| Instruction |
Nothing but the lines from the top of the data to the line holding "fig = plt.figure(figsize=(W" should be printed, word for word and both ends included; leave the pictures out.

─── Data supplied ───

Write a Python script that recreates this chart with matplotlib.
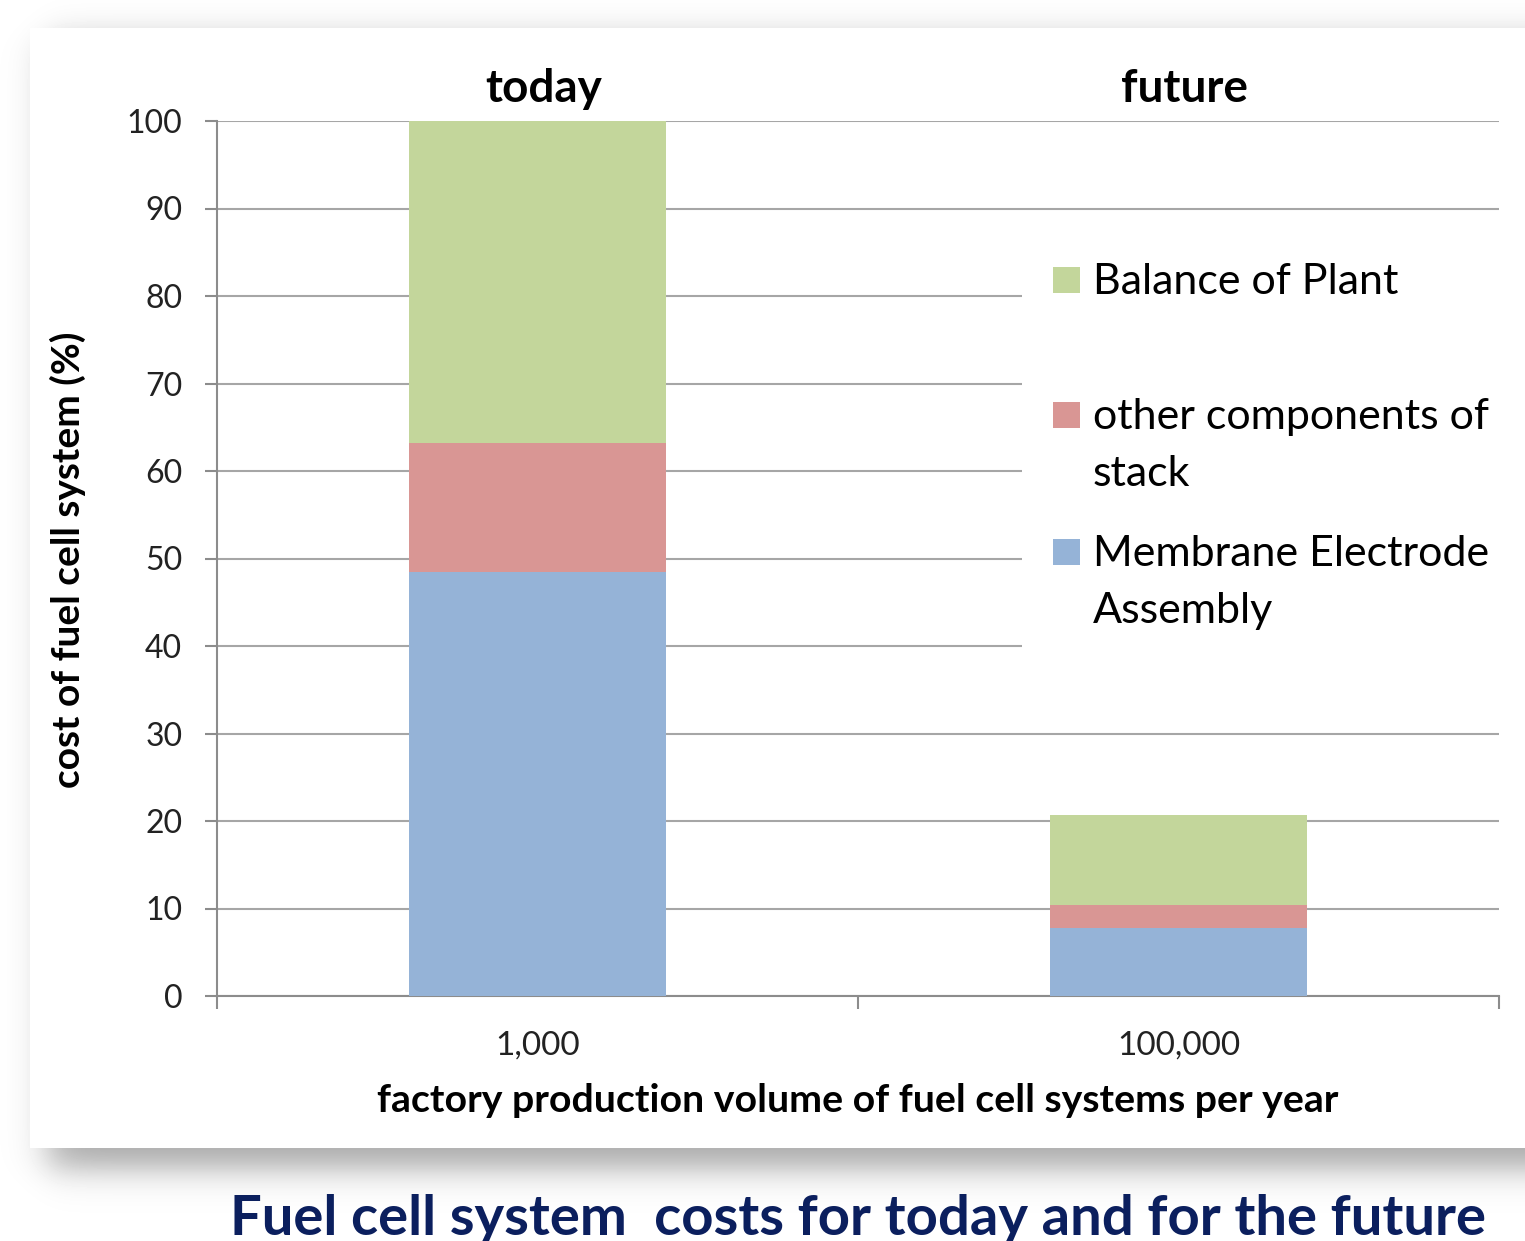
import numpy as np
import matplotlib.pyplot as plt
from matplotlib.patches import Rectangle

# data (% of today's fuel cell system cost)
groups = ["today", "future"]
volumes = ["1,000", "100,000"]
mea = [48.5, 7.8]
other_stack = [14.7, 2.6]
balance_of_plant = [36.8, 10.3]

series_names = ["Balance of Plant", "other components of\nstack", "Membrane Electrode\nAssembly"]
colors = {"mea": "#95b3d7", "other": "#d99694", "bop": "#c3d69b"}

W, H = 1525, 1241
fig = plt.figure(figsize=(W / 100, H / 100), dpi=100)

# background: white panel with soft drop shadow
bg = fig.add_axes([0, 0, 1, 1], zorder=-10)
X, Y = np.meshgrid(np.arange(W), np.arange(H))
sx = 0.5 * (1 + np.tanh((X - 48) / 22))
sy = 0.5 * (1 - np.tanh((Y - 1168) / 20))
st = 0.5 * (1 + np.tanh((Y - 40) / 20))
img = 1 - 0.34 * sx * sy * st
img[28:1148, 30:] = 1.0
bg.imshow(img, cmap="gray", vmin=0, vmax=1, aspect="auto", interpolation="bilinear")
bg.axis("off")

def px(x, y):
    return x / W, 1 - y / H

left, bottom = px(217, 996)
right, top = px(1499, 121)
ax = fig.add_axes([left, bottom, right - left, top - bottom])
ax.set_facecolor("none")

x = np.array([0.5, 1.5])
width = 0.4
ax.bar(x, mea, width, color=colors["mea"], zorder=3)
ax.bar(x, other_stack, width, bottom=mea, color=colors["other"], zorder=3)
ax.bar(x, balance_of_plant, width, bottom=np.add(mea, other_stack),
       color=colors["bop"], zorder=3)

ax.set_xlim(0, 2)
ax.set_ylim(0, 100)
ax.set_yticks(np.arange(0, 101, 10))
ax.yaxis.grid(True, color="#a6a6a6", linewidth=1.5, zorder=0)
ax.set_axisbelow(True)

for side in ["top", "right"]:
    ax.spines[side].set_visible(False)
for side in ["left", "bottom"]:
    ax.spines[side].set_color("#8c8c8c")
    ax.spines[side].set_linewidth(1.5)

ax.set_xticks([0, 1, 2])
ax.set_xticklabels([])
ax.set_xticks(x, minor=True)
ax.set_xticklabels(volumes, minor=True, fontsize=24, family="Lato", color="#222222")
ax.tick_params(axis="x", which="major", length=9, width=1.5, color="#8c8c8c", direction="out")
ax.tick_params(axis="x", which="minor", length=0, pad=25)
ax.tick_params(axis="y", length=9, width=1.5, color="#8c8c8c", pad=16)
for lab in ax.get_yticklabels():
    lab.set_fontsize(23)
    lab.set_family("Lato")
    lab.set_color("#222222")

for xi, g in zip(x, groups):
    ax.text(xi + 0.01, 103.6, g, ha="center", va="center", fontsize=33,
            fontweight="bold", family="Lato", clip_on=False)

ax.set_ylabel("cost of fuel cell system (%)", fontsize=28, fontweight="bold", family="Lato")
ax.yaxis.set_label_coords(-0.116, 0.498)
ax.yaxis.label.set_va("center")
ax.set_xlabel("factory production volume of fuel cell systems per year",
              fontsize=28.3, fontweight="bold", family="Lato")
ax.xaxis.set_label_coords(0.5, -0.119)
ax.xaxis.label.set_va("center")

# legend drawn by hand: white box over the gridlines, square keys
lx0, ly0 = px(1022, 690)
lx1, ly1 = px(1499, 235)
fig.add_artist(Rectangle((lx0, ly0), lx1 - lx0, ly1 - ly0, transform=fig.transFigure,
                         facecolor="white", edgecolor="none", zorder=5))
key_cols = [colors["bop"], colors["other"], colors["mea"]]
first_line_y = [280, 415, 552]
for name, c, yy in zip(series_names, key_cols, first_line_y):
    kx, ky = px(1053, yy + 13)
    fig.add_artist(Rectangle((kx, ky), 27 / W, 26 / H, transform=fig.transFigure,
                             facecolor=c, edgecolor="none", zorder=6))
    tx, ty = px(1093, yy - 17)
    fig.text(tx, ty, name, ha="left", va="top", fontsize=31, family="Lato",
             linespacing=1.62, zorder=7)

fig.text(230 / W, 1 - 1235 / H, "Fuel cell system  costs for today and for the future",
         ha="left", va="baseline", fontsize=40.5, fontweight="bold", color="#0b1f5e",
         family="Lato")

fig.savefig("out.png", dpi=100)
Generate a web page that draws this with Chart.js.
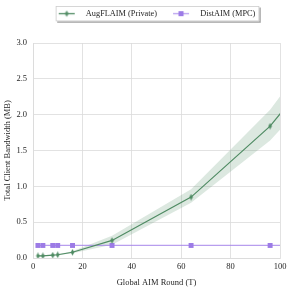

───

| Response to this task |
Write a Python script that recreates this chart with matplotlib.
import numpy as np
import matplotlib.pyplot as plt
from matplotlib.patches import Rectangle

# data (% of today's fuel cell system cost)
groups = ["today", "future"]
volumes = ["1,000", "100,000"]
mea = [48.5, 7.8]
other_stack = [14.7, 2.6]
balance_of_plant = [36.8, 10.3]

series_names = ["Balance of Plant", "other components of\nstack", "Membrane Electrode\nAssembly"]
colors = {"mea": "#95b3d7", "other": "#d99694", "bop": "#c3d69b"}

W, H = 1525, 1241
fig = plt.figure(figsize=(W / 100, H / 100), dpi=100)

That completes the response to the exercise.